De rechtbank stelt vast dat partijen in de bodemprocedure het Uniform Hulpaanbod hebben aanvaard en met het oog daarop een tijdelijke omgangsregeling zijn overeengekomen ter zitting van 31 mei 2021. Op basis van de stukken en het verhandelde ter zitting, begrijpt de rechtbank dat het de bedoeling van partijen was dat deze regeling zou gelden voor de duur van de in te zetten hulpverlening. Het hulpverleningstraject is echter niet gestart. De Raad zal daarom in de bodemprocedure onderzoek doen. Naar verwachting zal het nog minimaal zes maanden duren voordat in de bodemprocedure nader over de omgangsregeling kan worden beslist.
Het gegeven dat het hulpverleningstraject niet is gestart, moet worden beschouwd als een wijziging van de omstandigheden ten opzichte van de situatie waaronder de afspraak van 31 mei 2021 is gemaakt. Nu partijen in de nieuwe situatie geen nader overleg meer hebben gevoerd over de omgangsregeling, heeft de vader naar het oordeel van de rechtbank een spoedeisend belang bij de door hem verzochte voorziening en acht de rechtbank de man dan ook ontvankelijk in zijn verzoek.
5.5.
Ten aanzien van de huidige omgangsregeling overweegt de rechtbank als volgt. Gebleken is dat het op dit moment goed gaat met [de minderjarige] . Met de omvang van de tijd die [de minderjarige] en de vader met elkaar kunnen doorbrengen acht de rechtbank de positieve ontwikkeling van hun hechtingsrelatie voldoende gewaarborgd. De rechtbank is daarom van oordeel dat een ingrijpende wijziging van de reguliere omgangsregeling nu niet passend is. De rechtbank acht het wel in het belang van [de minderjarige] dat hij tijdens de omgangsmomenten voldoende tijd met de vader kan doorbrengen en dat hij dan steeds bij hem overnacht. De rechtbank zal de regeling daarom uitbreiden aldus dat [de minderjarige] het eerste weekend van de maand (ook) bij de vader verblijft van vrijdag uit de opvang tot zaterdag 18.00 uur.
5.6.
Ten aanzien van de vakanties is de rechtbank van oordeel dat het belang van [de minderjarige] vergt dat hij dan meer dagen achter elkaar bij de vader kan doorbrengen. De rechtbank zal daarom bepalen dat [de minderjarige] in de kerstvakantie bij de vader verblijft van vrijdag 31 december 2021 vanaf 12.00 uur tot dinsdag 4 januari 2022 om 18.00 uur, en in de voorjaarsvakantie van woensdag 23 februari 2022 vanaf 12.00 uur tot zaterdag 26 februari 2022 om 18.00 uur. Het brengen en halen van [de minderjarige] geschiedt op een gelijke wijze als tijdens de reguliere weekendregeling
5.7.
Gelet op de aard van de procedure zal de rechtbank bepalen dat elk van partijen de eigen kosten draagt.

6.Beslissing

De rechtbank:
6.1.
stelt, tot nader wordt beslist, de volgende tijdelijke omgangsregeling vast:
De minderjarige [naam] verblijft het eerste, tweede en vierde weekend van de maand bij de vader van vrijdag uit de opvang tot zaterdag 18.00 uur.

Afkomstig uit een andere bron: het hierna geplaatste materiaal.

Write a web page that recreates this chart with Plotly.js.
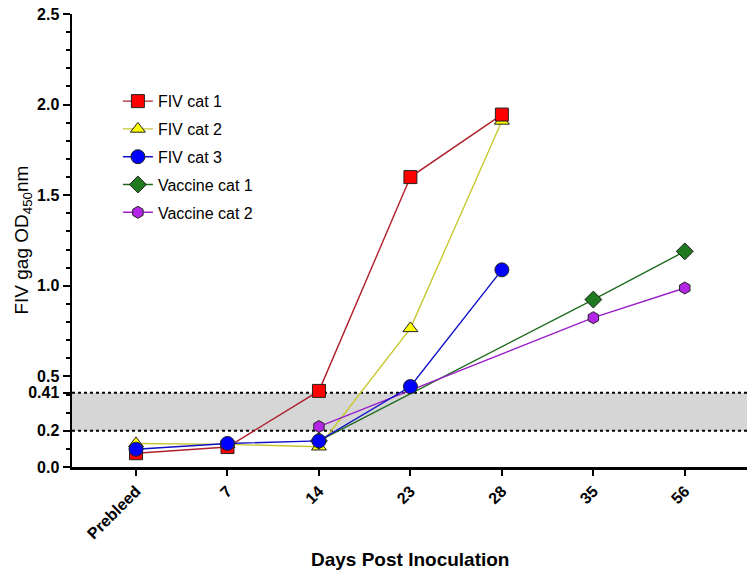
<!DOCTYPE html>
<html>
<head>
<meta charset="utf-8">
<script src="https://cdn.plot.ly/plotly-3.0.1.min.js"></script>
<style>
  html, body { margin: 0; padding: 0; background: #ffffff; }
  #chart { width: 755px; height: 576px; }
</style>
</head>
<body>
<div id="chart"></div>
<script>
// Sampling days (categorical x axis).
const days = ['Prebleed', '7', '14', '23', '28', '35', '56'];

const fivCat1 = [0.076, 0.11, 0.42, 1.60, 1.945, null, null];
const fivCat2 = [0.13, 0.125, 0.112, 0.765, 1.91, null, null];
const fivCat3 = [0.098, 0.13, 0.144, 0.444, 1.088, null, null];
const vaccineCat1 = [null, null, 0.144, null, null, 0.924, 1.19];
const vaccineCat2 = [null, null, 0.223, null, null, 0.824, 0.988];

// Cut-off band.
const cutLow = 0.2;
const cutHigh = 0.41;

// Y tick labels.
const yTickVals = [0, 0.2, 0.41, 0.5, 1.0, 1.5, 2.0, 2.5];
const yTickText = ['0.0', '0.2', '0.41', '0.5', '1.0', '1.5', '2.0', '2.5'];

const FONT = 'Arial, "Liberation Sans", sans-serif';

// Build one trace for a cat.
function catTrace(name, values, lineColor, fillColor, symbol, size, rank) {
    return {
        x: days,
        y: values,
        name: name,
        legendgroup: name,
        type: 'scatter',
        mode: 'lines+markers',
        connectgaps: true,
        legendrank: rank,
        line: { color: lineColor, width: 1.4 },
        marker: {
            symbol: symbol,
            size: size,
            color: fillColor,
            line: { color: '#222222', width: 1 }
        }
    };
}

// Trace order picks which markers sit on top, legendrank keeps the legend order.
const traces = [
    catTrace('FIV cat 2', fivCat2, '#c8c830', '#ffff00', 'triangle-up', 13, 2),
    catTrace('FIV cat 1', fivCat1, '#b0202a', '#ff0000', 'square', 13, 1),
    catTrace('Vaccine cat 1', vaccineCat1, '#1f6b1f', '#1f7a1f', 'diamond', 13, 4),
    catTrace('Vaccine cat 2', vaccineCat2, '#9a1fc8', '#b326e6', 'hexagon', 12, 5),
    catTrace('FIV cat 3', fivCat3, '#1010c8', '#0000ff', 'circle', 14, 3)
];

Plotly.newPlot(document.getElementById('chart'), traces, {
    width: 755,
    height: 576,
    margin: { l: 72, r: 8, t: 14, b: 109 },
    paper_bgcolor: '#ffffff',
    plot_bgcolor: '#ffffff',
    font: { family: FONT, color: '#000000' },
    showlegend: true,
    legend: {
        x: 0.068, y: 0.845, xanchor: 'left', yanchor: 'top',
        font: { family: FONT, size: 16, color: '#000000' },
        bgcolor: 'rgba(0,0,0,0)',
        tracegroupgap: 4
    },
    xaxis: {
        type: 'category',
        range: [-0.70, 6.68],
        showline: true, linecolor: '#000000', linewidth: 2.5,
        ticks: 'outside', ticklen: 6, tickwidth: 2, tickcolor: '#000000',
        tickangle: -45,
        tickfont: { family: FONT, size: 16, color: '#000000', weight: 'bold' },
        showgrid: false, zeroline: false, fixedrange: true
    },
    yaxis: {
        range: [0, 2.5],
        showline: true, linecolor: '#000000', linewidth: 2.5,
        ticks: 'outside', ticklen: 7, tickwidth: 2, tickcolor: '#000000',
        tickmode: 'array', tickvals: yTickVals, ticktext: yTickText,
        tickfont: { family: FONT, size: 16, color: '#000000', weight: 'bold' },
        minor: { dtick: 0.1, tick0: 0, ticklen: 4, tickwidth: 2, tickcolor: '#000000', ticks: 'outside', showgrid: false },
        showgrid: false, zeroline: false, fixedrange: true
    },
    // Axis titles as annotations so they sit where the original puts them.
    annotations: [
        {
            text: 'FIV gag OD<sub>450</sub>nm',
            xref: 'paper', yref: 'paper', x: -0.074, y: 0.5,
            xanchor: 'center', yanchor: 'middle', textangle: -90,
            showarrow: false,
            font: { family: FONT, size: 19, color: '#000000' }
        },
        {
            text: '<b>Days Post Inoculation</b>',
            xref: 'paper', yref: 'paper', x: 0.5, y: -0.205,
            xanchor: 'center', yanchor: 'middle',
            showarrow: false,
            font: { family: FONT, size: 19, color: '#000000' }
        }
    ],
    shapes: [
        {
            type: 'rect', xref: 'paper', yref: 'y', layer: 'below',
            x0: 0, x1: 1, y0: cutLow, y1: cutHigh,
            fillcolor: '#d6d6d6', line: { width: 0 }
        },
        {
            type: 'line', xref: 'paper', yref: 'y', layer: 'below',
            x0: 0, x1: 1, y0: cutLow, y1: cutLow,
            line: { color: '#000000', width: 2, dash: 'dot' }
        },
        {
            type: 'line', xref: 'paper', yref: 'y', layer: 'below',
            x0: 0, x1: 1, y0: cutHigh, y1: cutHigh,
            line: { color: '#000000', width: 2, dash: 'dot' }
        }
    ]
}, { staticPlot: true });
</script>
</body>
</html>
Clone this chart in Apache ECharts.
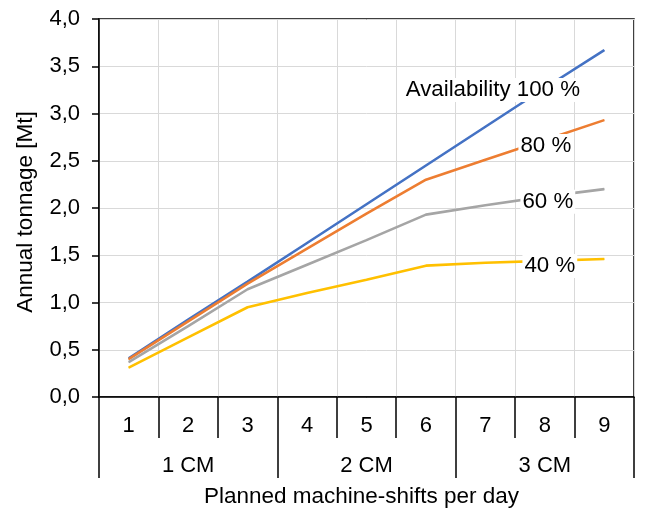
<!DOCTYPE html>
<html>
<head>
<meta charset="utf-8">
<script src="https://cdn.jsdelivr.net/npm/echarts@6/dist/echarts.min.js"></script>
<style>
html,body{margin:0;padding:0;background:#fff;}
#c{width:650px;height:522px;}
</style>
</head>
<body>
<div id="c"></div>
<script>
const categories = ['1','2','3','4','5','6','7','8','9'];
const groups = ['1 CM','2 CM','3 CM'];
const seriesNames = ['Availability 100 %','80 %','60 %','40 %'];
const avail100 = [0.41, 0.82, 1.22, 1.63, 2.04, 2.45, 2.86, 3.27, 3.67];
const avail80  = [0.40, 0.80, 1.20, 1.57, 1.94, 2.30, 2.51, 2.72, 2.93];
const avail60  = [0.37, 0.75, 1.14, 1.40, 1.66, 1.93, 2.03, 2.12, 2.20];
const avail40  = [0.31, 0.63, 0.95, 1.10, 1.24, 1.39, 1.42, 1.44, 1.46];
const yAxisTitle = 'Annual tonnage [Mt]';
const xAxisTitle = 'Planned machine-shifts per day';

const FONT = '"Liberation Sans", Arial, sans-serif';
const colors = ['#4472C4', '#ED7D31', '#A5A5A5', '#FFC000'];
const labelOffsets = [[-52, 2], [1, 6], [3, 5], [5, 5]];
const labelIndex = 7;

function makeSeries(name, values, idx) {
  return {
    name: name,
    type: 'line',
    showSymbol: true,
    symbol: 'circle',
    symbolSize: 1,
    itemStyle: { color: colors[idx] },
    lineStyle: { color: colors[idx], width: 2.6 },
    z: 2 + idx,
    data: values.map(function (v, i) {
      if (i !== labelIndex) return v;
      return {
        value: v,
        label: {
          show: true,
          position: 'inside',
          formatter: name,
          offset: labelOffsets[idx],
          color: '#000',
          fontFamily: FONT,
          fontSize: 22.3,
          backgroundColor: '#fff',
          padding: [1, 2]
        }
      };
    })
  };
}

const chart = echarts.init(document.getElementById('c'));
chart.setOption({
  animation: false,
  backgroundColor: '#fff',
  textStyle: { fontFamily: FONT },
  grid: {
    left: 99, right: 16, top: 19, bottom: 125,
    show: true, borderColor: '#000', borderWidth: 1.5, backgroundColor: 'transparent'
  },
  xAxis: [
    {
      type: 'category',
      data: categories,
      position: 'bottom',
      boundaryGap: true,
      axisLine: { show: true, lineStyle: { color: '#000', width: 1.5 } },
      axisTick: { show: true, interval: 0, length: 41, lineStyle: { color: '#000', width: 1.5 } },
      axisLabel: { interval: 0, margin: 18, color: '#000', fontSize: 22, fontFamily: FONT },
      splitLine: { show: true, interval: 0, lineStyle: { color: '#d9d9d9', width: 1 } }
    },
    {
      type: 'category',
      data: groups,
      position: 'bottom',
      boundaryGap: true,
      axisLine: { show: false },
      axisTick: { show: true, interval: 0, length: 81, lineStyle: { color: '#000', width: 1.5 } },
      axisLabel: { interval: 0, margin: 58, color: '#000', fontSize: 22, fontFamily: FONT },
      splitLine: { show: false },
      name: xAxisTitle,
      nameLocation: 'middle',
      nameGap: 88,
      nameTextStyle: { color: '#000', fontSize: 22.5, fontFamily: FONT, padding: [0, 10, 0, 0] }
    }
  ],
  yAxis: {
    type: 'value',
    min: 0, max: 4, interval: 0.5,
    axisLine: { show: true, lineStyle: { color: '#000', width: 1.5 } },
    axisTick: { show: true, length: 7, lineStyle: { color: '#000', width: 1.5 } },
    axisLabel: {
      margin: 19, color: '#000', fontSize: 22, fontFamily: FONT,
      formatter: function (v) { return v.toFixed(1).replace('.', ','); }
    },
    splitLine: { show: true, lineStyle: { color: '#d9d9d9', width: 1 } },
    name: yAxisTitle,
    nameLocation: 'middle',
    nameRotate: 90,
    nameGap: 62,
    nameTextStyle: { color: '#000', fontSize: 22.5, fontFamily: FONT, padding: [0, 8, 0, 0] }
  },
  series: [
    makeSeries(seriesNames[0], avail100, 0),
    makeSeries(seriesNames[1], avail80, 1),
    makeSeries(seriesNames[2], avail60, 2),
    makeSeries(seriesNames[3], avail40, 3)
  ]
});
</script>
</body>
</html>
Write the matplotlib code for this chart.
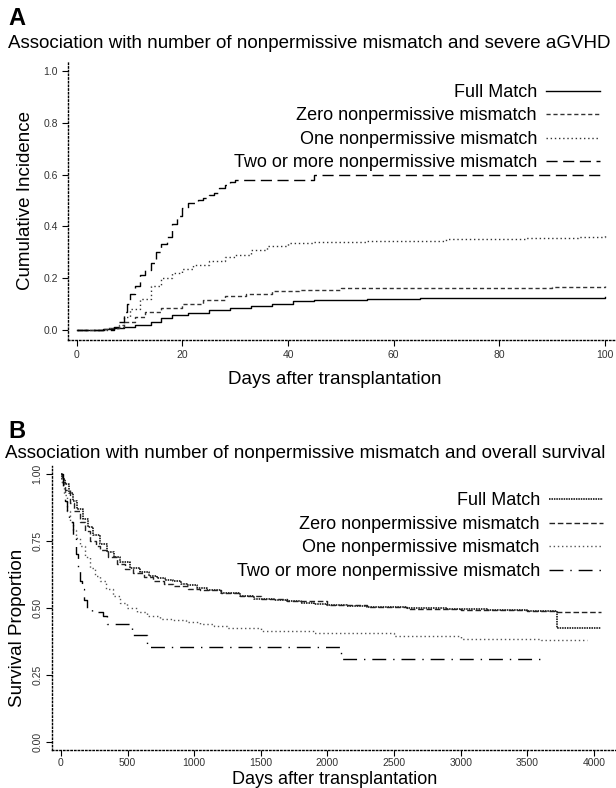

In de kerstvakantie verblijft [de minderjarige] bij de vader van vrijdag 31 december 2021 vanaf 12.00 uur tot dinsdag 4 januari 2022 om 18.00 uur. In de voorjaarsvakantie verblijft [de minderjarige] bij de vader van woensdag 23 februari 2022 vanaf 12.00 uur tot zaterdag 26 februari 2022 om 18.00 uur;
6.2.
verklaart deze beschikking tot zover uitvoerbaar bij voorraad;
6.3.
compenseert de kosten van deze procedure in die zin dat ieder van partijen de eigen kosten draagt;
6.4.
wijst het meer of anders verzochte af.
Deze beschikking is gegeven door mr. F. Kleefmann, tevens kinderrechter, in tegenwoordigheid van mr. J. Leertouwer als griffier en in het openbaar uitgesproken op 21 oktober 2021.
Tegen deze beschikking kan – voor zover er definitief is beslist – door tussenkomst van een advocaat hoger beroep worden ingesteld bij het gerechtshof te Amsterdam. De verzoekende partij en/of de zich verwerende partij dient het hoger beroep binnen de termijn van drie maanden na de dag van de uitspraak in te stellen.